Thursday, September 12, 2013

Lois Lerner's Own Words On IRS Tea Party Scandal

Remember in May when Lois Lerner said the following while she simultaneously pled the Fifth?
“I have not done anything wrong, I have not broken any laws, I have not violated any IRS rules or regulations and I have not provided false information to this or any other congressional committee,” Lerner told House Oversight and Government Reform Committee members. “While I would very much like to answer the committee’s questions today, I have been advised by my counsel to assert my constitutional right not to testify or answer questions related to the subject manner of this hearing.”
She lied and her e-mails prove it (WSJ).
Congress's investigation into the IRS targeting of conservatives has been continuing out of the Syria headlines, and it's turning up news. Emails unearthed by the House Ways and Means Committee between former Director of Exempt Organizations Lois Lerner and her staff raise doubts about IRS claims that the targeting wasn't politically motivated and that low-level employees in Cincinnati masterminded the operation.
In a February 2011 email, Ms.
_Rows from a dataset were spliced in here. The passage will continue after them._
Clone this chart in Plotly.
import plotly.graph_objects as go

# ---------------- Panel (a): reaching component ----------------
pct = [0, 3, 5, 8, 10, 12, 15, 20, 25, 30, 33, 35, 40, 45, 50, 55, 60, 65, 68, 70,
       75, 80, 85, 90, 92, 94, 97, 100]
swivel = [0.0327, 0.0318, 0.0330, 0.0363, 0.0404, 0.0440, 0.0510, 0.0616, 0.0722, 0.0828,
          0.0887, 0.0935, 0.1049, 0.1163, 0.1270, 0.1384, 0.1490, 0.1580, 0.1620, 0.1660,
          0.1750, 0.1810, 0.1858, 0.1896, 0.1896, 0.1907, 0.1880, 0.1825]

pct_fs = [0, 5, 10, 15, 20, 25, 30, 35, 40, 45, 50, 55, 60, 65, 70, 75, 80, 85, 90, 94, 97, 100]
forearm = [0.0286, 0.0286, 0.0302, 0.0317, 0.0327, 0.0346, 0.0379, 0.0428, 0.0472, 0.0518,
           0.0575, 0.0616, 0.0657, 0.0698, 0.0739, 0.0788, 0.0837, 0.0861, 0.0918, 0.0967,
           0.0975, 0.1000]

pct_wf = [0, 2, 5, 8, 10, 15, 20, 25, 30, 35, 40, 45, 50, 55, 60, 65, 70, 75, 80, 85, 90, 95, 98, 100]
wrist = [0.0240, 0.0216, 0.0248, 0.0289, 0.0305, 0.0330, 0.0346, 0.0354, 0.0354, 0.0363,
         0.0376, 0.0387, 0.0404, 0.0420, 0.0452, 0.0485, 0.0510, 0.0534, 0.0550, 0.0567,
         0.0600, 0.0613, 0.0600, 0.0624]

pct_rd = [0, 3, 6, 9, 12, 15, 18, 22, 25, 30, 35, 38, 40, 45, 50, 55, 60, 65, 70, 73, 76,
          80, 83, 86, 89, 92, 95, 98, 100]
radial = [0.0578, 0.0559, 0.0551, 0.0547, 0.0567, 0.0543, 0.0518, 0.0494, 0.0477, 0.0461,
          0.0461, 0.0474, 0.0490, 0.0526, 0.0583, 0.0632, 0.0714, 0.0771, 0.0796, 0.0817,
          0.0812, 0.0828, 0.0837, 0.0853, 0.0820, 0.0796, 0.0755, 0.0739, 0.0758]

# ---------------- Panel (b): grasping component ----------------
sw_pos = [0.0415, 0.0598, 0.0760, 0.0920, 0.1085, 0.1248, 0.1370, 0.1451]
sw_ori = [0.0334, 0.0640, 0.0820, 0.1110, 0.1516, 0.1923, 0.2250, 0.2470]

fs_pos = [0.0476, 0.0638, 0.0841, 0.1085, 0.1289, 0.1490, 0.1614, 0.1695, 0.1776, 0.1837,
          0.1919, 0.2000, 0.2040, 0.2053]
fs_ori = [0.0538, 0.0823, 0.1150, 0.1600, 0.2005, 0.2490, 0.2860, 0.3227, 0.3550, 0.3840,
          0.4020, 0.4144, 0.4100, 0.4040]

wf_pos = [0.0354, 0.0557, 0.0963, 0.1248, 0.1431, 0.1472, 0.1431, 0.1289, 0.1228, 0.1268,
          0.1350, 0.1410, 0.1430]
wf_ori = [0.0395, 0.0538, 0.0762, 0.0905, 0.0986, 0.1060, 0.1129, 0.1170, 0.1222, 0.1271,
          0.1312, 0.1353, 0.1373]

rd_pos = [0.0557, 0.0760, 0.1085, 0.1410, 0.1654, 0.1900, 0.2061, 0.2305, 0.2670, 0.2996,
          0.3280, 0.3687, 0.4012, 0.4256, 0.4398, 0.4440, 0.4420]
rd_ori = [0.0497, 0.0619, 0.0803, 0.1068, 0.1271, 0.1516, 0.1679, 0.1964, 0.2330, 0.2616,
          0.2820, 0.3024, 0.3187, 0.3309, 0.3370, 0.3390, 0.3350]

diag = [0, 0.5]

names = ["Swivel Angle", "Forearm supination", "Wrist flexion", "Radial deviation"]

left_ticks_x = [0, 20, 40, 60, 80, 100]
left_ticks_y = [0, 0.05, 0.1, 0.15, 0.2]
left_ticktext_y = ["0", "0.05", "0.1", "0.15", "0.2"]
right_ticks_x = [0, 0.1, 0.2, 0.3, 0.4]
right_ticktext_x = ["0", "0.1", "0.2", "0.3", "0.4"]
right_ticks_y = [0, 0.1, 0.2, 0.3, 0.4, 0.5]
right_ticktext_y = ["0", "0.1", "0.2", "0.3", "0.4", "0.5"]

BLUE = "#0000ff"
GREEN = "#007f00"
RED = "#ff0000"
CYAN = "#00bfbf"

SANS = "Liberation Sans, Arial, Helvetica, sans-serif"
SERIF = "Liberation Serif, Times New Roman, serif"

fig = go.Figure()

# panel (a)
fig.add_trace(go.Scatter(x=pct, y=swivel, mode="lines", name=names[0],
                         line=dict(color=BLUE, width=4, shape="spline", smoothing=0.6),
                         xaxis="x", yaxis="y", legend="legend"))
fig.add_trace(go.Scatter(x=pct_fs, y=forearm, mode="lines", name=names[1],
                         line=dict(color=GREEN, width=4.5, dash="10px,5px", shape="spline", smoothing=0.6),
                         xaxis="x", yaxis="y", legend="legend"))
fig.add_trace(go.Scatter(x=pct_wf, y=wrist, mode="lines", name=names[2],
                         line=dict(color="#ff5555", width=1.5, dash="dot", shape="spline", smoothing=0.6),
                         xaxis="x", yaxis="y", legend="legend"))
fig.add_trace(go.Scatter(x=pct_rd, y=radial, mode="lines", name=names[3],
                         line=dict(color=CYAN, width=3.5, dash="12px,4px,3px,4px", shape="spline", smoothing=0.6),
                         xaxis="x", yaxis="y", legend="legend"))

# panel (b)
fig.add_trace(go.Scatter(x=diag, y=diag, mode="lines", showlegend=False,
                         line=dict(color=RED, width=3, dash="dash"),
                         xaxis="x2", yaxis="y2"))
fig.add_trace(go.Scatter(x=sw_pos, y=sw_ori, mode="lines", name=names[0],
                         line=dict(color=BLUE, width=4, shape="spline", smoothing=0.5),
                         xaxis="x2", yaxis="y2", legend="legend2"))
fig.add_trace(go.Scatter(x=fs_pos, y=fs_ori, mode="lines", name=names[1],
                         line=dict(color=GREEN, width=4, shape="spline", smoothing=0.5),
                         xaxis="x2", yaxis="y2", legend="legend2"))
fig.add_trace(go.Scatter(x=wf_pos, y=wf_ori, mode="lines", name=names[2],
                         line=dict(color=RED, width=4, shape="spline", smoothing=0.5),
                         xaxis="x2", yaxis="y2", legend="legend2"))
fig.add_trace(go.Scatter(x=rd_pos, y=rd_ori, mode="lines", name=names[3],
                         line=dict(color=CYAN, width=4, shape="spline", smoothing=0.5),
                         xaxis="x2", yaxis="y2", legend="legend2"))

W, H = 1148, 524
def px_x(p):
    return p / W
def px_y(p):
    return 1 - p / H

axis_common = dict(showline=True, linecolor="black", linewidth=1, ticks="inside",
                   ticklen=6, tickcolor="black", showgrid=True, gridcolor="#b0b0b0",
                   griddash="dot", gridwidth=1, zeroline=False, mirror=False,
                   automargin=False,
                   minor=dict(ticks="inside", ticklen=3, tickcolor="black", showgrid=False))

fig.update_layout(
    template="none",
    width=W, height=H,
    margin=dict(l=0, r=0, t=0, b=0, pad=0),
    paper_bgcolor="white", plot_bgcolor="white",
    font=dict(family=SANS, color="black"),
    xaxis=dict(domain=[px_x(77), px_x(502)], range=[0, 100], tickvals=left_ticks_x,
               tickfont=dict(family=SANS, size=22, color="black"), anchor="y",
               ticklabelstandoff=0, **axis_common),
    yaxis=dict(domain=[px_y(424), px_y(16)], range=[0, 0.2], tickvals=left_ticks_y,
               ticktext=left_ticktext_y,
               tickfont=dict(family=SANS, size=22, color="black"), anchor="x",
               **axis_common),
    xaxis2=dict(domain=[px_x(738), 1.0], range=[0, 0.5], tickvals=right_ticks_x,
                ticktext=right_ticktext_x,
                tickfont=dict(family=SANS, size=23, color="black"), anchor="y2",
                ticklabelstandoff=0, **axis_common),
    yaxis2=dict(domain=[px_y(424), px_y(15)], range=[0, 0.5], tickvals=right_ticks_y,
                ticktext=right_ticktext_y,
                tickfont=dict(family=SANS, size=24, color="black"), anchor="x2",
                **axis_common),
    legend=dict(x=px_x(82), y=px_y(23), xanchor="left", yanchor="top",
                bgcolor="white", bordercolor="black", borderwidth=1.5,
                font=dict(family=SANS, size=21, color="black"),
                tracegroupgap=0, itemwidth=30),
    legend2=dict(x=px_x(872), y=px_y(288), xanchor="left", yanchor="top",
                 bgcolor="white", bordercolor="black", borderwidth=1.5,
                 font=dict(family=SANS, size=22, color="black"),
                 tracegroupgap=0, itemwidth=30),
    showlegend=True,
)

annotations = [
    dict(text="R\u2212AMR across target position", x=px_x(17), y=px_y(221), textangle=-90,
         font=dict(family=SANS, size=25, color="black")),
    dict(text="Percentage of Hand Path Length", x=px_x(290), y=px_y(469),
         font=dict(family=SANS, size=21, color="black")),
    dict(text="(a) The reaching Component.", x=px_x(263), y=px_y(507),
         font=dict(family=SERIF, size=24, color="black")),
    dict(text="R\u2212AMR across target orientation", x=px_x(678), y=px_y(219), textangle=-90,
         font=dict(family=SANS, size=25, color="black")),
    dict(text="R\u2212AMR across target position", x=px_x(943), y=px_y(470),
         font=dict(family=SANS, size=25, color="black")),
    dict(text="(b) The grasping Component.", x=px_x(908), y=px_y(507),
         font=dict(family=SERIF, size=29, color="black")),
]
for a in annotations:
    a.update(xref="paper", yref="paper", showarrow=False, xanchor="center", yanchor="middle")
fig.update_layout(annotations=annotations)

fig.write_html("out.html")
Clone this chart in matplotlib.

Lerner advised her staff—including then Exempt Organizations Technical Manager Michael Seto and then Rulings and Agreements director Holly Paz—that a Tea Party matter is "very dangerous," and is something "Counsel and [Lerner adviser] Judy Kindell need to be in on." Ms. Lerner adds, "Cincy should probably NOT have these cases." 
...The emails also put the targeting in the context of the media and Congressional drumbeat over the impact of conservative campaign spending on the 2012 elections. On July 10, 2012 then Lerner-adviser Sharon Light emailed Ms. Lerner a National Public Radio story on how outside money was making it hard for Democrats to hold their Senate majority.
The Democratic Senatorial Campaign Committee had complained to the Federal Election Commission that conservative groups like Crossroads GPS and Americans for Prosperity should be treated as political committees, rather than 501(c)(4)s, which are tax-exempt social welfare groups that do not have to disclose their donors.
"Perhaps the FEC will save the day," Ms. Lerner wrote back later that morning.
That response suggests Ms. Lerner's political leanings, and it also raises questions about Ms. Lerner's intentions in a separate email exchange she had when an FEC investigator inquired about the status of the conservative group the American Future Fund. The FEC and IRS don't have the authority to share that information under section 6103 of the Internal Revenue Code. But the bigger question is why did they want to? After the FEC inquiry, the American Future Fund also got a questionnaire from the IRS. 
 So, Darrell Issa, when will Ms. Lerner be recalled to appear in front of your committee?